There’s a funny story behind how this guy and I met, but we don’t have time for details so I’ll just skip ahead to my senior year of college when this man, over thirty years my senior, became one of the most important people in my life.
And it mostly consisted in him sponsoring my vices.
This may sound weird, but I promise it’s not weird like that – he would buy my cigarettes because he liked the smell of second-hand smoke, and also, when we hung out, we would eat!
So, at the ripe old age of 21, I was introduced to fine wines and indulged in the freedom that comes from being told to order whatever I would like. Even if that meant two entrees.
After the fondue conversion therapy, I was no longer a bird at the table so I embraced all of our meals together. I was all about the butter and bacon, cream sauces, fried everything, meatballs, mac n cheese, and seconds.
I had finally come into my own.
Now, obviously, I love food.
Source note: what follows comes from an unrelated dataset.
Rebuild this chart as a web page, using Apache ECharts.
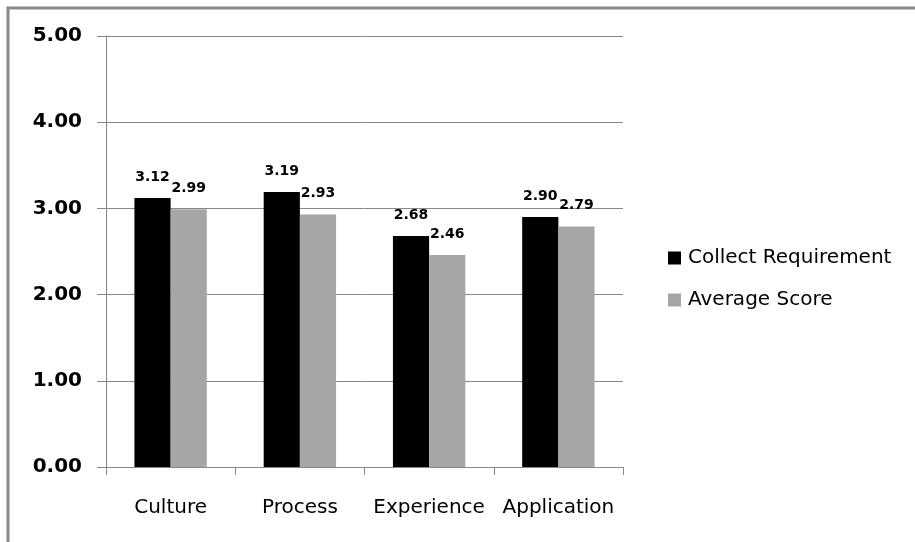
<!DOCTYPE html>
<html>
<head>
<meta charset="utf-8">
<script src="https://cdn.jsdelivr.net/npm/echarts@6/dist/echarts.min.js"></script>
<style>
  html, body { margin: 0; padding: 0; background: #fff; }
  #chart { width: 915px; height: 542px; }
</style>
</head>
<body>
<div id="chart"></div>
<script>
// Scores per dimension
const categories = ['Culture', 'Process', 'Experience', 'Application'];
const collectRequirement = [3.12, 3.19, 2.68, 2.90];
const averageScore = [2.99, 2.93, 2.46, 2.79];
const yTicks = [0, 1, 2, 3, 4, 5];

const chart = echarts.init(document.getElementById('chart'));

const labelStyle = {
  show: true,
  position: 'top',
  distance: 14,
  fontFamily: 'DejaVu Sans',
  fontWeight: 'bold',
  fontSize: 14,
  color: '#000',
  formatter: p => p.value.toFixed(2)
};

chart.setOption({
  animation: false,
  backgroundColor: '#fff',
  graphic: [{
    type: 'rect',
    shape: { x: 8, y: 8, width: 1200, height: 1200 },
    style: { fill: 'none', stroke: '#8a8a8a', lineWidth: 3 },
    silent: true
  }],
  grid: { left: 106, top: 36, right: 292, bottom: 75 },
  legend: {
    orient: 'vertical',
    left: 663,
    top: 243,
    itemWidth: 13,
    itemHeight: 13,
    itemGap: 22,
    icon: 'rect',
    textStyle: { fontFamily: 'DejaVu Sans', fontSize: 20, color: '#000', padding: [0, 0, 0, 2] },
    data: ['Collect Requirement', 'Average Score']
  },
  xAxis: {
    type: 'category',
    data: categories,
    axisLine: { lineStyle: { color: '#888', width: 1 } },
    axisTick: { show: true, interval: 0, length: 8, lineStyle: { color: '#888' } },
    axisLabel: {
      interval: 0,
      margin: 31,
      fontFamily: 'DejaVu Sans',
      fontSize: 20,
      color: '#000'
    }
  },
  yAxis: {
    type: 'value',
    min: yTicks[0],
    max: yTicks[yTicks.length - 1],
    interval: 1,
    axisLine: { show: true, lineStyle: { color: '#888', width: 1 } },
    axisTick: { show: true, length: 9, lineStyle: { color: '#888' } },
    splitLine: { show: true, lineStyle: { color: '#888', width: 1 } },
    axisLabel: {
      margin: 24,
      fontFamily: 'DejaVu Sans',
      fontWeight: 'bold',
      fontSize: 20,
      color: '#000',
      formatter: v => v.toFixed(2)
    }
  },
  series: [
    {
      name: 'Collect Requirement',
      type: 'bar',
      data: collectRequirement,
      barGap: '0%',
      barCategoryGap: '44%',
      itemStyle: { color: '#000000' },
      label: labelStyle
    },
    {
      name: 'Average Score',
      type: 'bar',
      data: averageScore,
      itemStyle: { color: '#a6a6a6' },
      label: labelStyle
    }
  ]
});
</script>
</body>
</html>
I like to cook (kind of), but I LOVE to eat.
The physical act of putting food in my mouth, the smells, textures, flavors, it’s one of my favorite things to do – right up there with sex and doing nothing at all.
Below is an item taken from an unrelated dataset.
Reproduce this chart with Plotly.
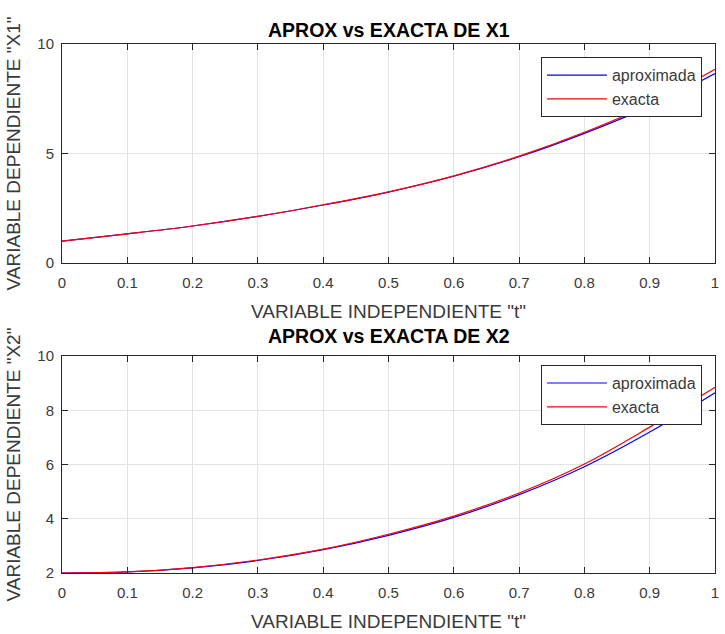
import plotly.graph_objects as go

t = [0.0, 0.1, 0.2, 0.3, 0.4, 0.5, 0.6, 0.7, 0.8, 0.9, 1.0]
x1_aprox = [1.0, 1.33, 1.69, 2.13, 2.65, 3.24, 3.96, 4.85, 5.92, 7.15, 8.65]
x1_exacta = [1.0, 1.33, 1.69, 2.13, 2.66, 3.25, 3.98, 4.88, 5.97, 7.25, 8.85]
x2_aprox = [2.0, 2.04, 2.19, 2.46, 2.86, 3.39, 4.05, 4.89, 5.92, 7.20, 8.65]
x2_exacta = [2.0, 2.04, 2.20, 2.48, 2.88, 3.43, 4.10, 4.95, 6.02, 7.38, 8.85]

x_ticks = [0, 0.1, 0.2, 0.3, 0.4, 0.5, 0.6, 0.7, 0.8, 0.9, 1]
x_ticklabels = ["0", "0.1", "0.2", "0.3", "0.4", "0.5", "0.6", "0.7", "0.8", "0.9", "1"]
y1_ticks = [0, 5, 10]
y2_ticks = [2, 4, 6, 8, 10]

FONT = "Liberation Sans, Arial, sans-serif"
AX = "#262626"
TXT = "#3a3a3a"
GRID = "#e3e3e3"
BLUE = "#0000ff"
RED = "#ff0000"

fig = go.Figure()
fig.add_trace(go.Scatter(x=t, y=x1_aprox, mode="lines", name="aproximada",
                         line=dict(color=BLUE, width=1.2, shape="spline"),
                         xaxis="x", yaxis="y", legend="legend"))
fig.add_trace(go.Scatter(x=t, y=x1_exacta, mode="lines", name="exacta",
                         line=dict(color=RED, width=1.2, shape="spline"),
                         xaxis="x", yaxis="y", legend="legend"))
fig.add_trace(go.Scatter(x=t, y=x2_aprox, mode="lines", name="aproximada",
                         line=dict(color=BLUE, width=1.2, shape="spline"),
                         xaxis="x2", yaxis="y2", legend="legend2"))
fig.add_trace(go.Scatter(x=t, y=x2_exacta, mode="lines", name="exacta",
                         line=dict(color=RED, width=1.2, shape="spline"),
                         xaxis="x2", yaxis="y2", legend="legend2"))

top_dom = [0.586, 1.0]
bot_dom = [0.0, 0.410]

def xaxis_cfg(anchor, standoff):
    return dict(
        domain=[0, 1], anchor=anchor, range=[0, 1],
        tickmode="array", tickvals=x_ticks, ticktext=x_ticklabels,
        ticks="inside", ticklen=6, tickcolor=AX, tickwidth=1,
        showline=True, linecolor=AX, linewidth=1, mirror="allticks",
        showgrid=True, gridcolor=GRID, gridwidth=1, zeroline=False,
        tickfont=dict(family=FONT, size=15, color=TXT),
        ticklabelstandoff=6,
        title=dict(text='VARIABLE INDEPENDIENTE "t"', standoff=standoff,
                   font=dict(family=FONT, size=19, color=TXT)),
    )

def yaxis_cfg(anchor, dom, rng, ticks, label):
    return dict(
        domain=dom, anchor=anchor, range=rng,
        tickmode="array", tickvals=ticks,
        ticks="inside", ticklen=6, tickcolor=AX, tickwidth=1,
        showline=True, linecolor=AX, linewidth=1, mirror="allticks",
        showgrid=True, gridcolor=GRID, gridwidth=1, zeroline=False,
        tickfont=dict(family=FONT, size=15, color=TXT),
        ticklabelstandoff=4,
        title=dict(text=label, standoff=11,
                   font=dict(family=FONT, size=19, color=TXT)),
    )

legend_common = dict(
    xref="paper", yref="paper", xanchor="right", yanchor="top",
    bgcolor="white", bordercolor=AX, borderwidth=1,
    font=dict(family=FONT, size=16, color=TXT),
    tracegroupgap=0, itemwidth=60,
)

fig.update_layout(
    width=725, height=634,
    margin=dict(l=62, r=6, t=44, b=61),
    paper_bgcolor="white", plot_bgcolor="white",
    xaxis=xaxis_cfg("y", 14),
    yaxis=yaxis_cfg("x", top_dom, [0, 10], y1_ticks, 'VARIABLE DEPENDIENTE "X1"'),
    xaxis2=xaxis_cfg("y2", 14),
    yaxis2=yaxis_cfg("x2", bot_dom, [2, 10], y2_ticks, 'VARIABLE DEPENDIENTE "X2"'),
    legend=dict(x=0.98, y=0.975, **legend_common),
    legend2=dict(x=0.98, y=0.393, **legend_common),
    annotations=[
        dict(text="<b>APROX vs EXACTA DE X1</b>", xref="paper", yref="paper",
             x=0.5, y=top_dom[1], xanchor="center", yanchor="bottom", yshift=1,
             showarrow=False, font=dict(family=FONT, size=19.5, color="#000000")),
        dict(text="<b>APROX vs EXACTA DE X2</b>", xref="paper", yref="paper",
             x=0.5, y=bot_dom[1], xanchor="center", yanchor="bottom", yshift=7,
             showarrow=False, font=dict(family=FONT, size=19.5, color="#000000")),
    ],
    showlegend=True,
)

fig.write_html(
    "out.html",
    config={"displayModeBar": False},
    post_script="document.body.style.margin='0';document.body.style.padding='0';",
)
I love eating so much that I realize it is how I catalogue people, places, and things in my life. Here are some examples of how I connect food to the nouns in my life:
In 2008, I met one of my best friends over couscous salad in her apartment. Hannah made the couscous. I brought the salad.
Laura gave me my most memorable birthday confection – a strawberry ricotta cheesecake.
My favorite City Park sunset was when Jim and I had these open-faced grilled gorgonzola cheese sandwiches with roasted radicchio and a balsamic and honey drizzle.
This one guy I dated in grad school was the absolute worst, but he was trained in French cooking which meant the massive pot of stroganoff he fed me for a week was the BEST.
Bryn is my bff – I love her to death. She’d want me to talk about the time we Iron Chef-ed a whole day to make something out of 8 pounds of cooked rice, but when I think of her I remember the time we came home so hammered after a night of dancing that she smeared chunky peanut butter on a piece of toast that was burnt to shit, and proceeded to spoon cold leftover, super spicy mapo tofu onto each bite. She assured me it tasted good, but that’s one of the few things I remember without actually putting it in my mouth.
Trust me, I could go on and on…
The more I think about it, I am happy that I do remember A LOT about my life – the glimpses of moments that stick in my memory are the very things that stitch together the story of me: who I am, the deep feelings I carry, what I do, who I know, how I live. There is a complex constellation of many people, places, and things, and if I were to tell you about them, almost every one would be punctuated by food.
Eating food is how I move through the world.
Now, in case you’re wondering, I still don’t have nice or expensive things, but since I know that my memories center around the food I eat, and since I want to live a good life and remember it, my food budget is now quite a bit more than sixty cents a day.
There are still a handful of instances where I don’t “let” myself indulge and eat certain things – if I’m honest, they are also largely due to still fixating on costs or calories. I’ve worked over the past couple of years to let myself to get popcorn at the movies, but only with a little butter. And sometimes I’ll stray from my black coffee and get a caramel latte, but only with half the syrup.
But this is made all the sweeter, because there’s someone in my life who I love, who only drinks tuxedo mochas and salted caramel lattes. When he goes to the movies, he gets buttered popcorn AND a cherry Coke. He could just tell me to get my own, but I love that he lets me steal samples and sips of his.
I still struggle with remnants of what I thought for so long I couldn’t have – for now, maybe just a little, but certainly not all the way – and yet he helps me remember to enjoy love and life by sharing experiences with me of how things are supposed to taste.
*This story was written for the event, From the Ground Up: A Night of Storytelling on Food & Farm, hosted by KUNC 91.fm and Harvest Public Media at Wolverine Farm Letterpress and Publick House in Fort Collins, Colorado on June 27, 2017.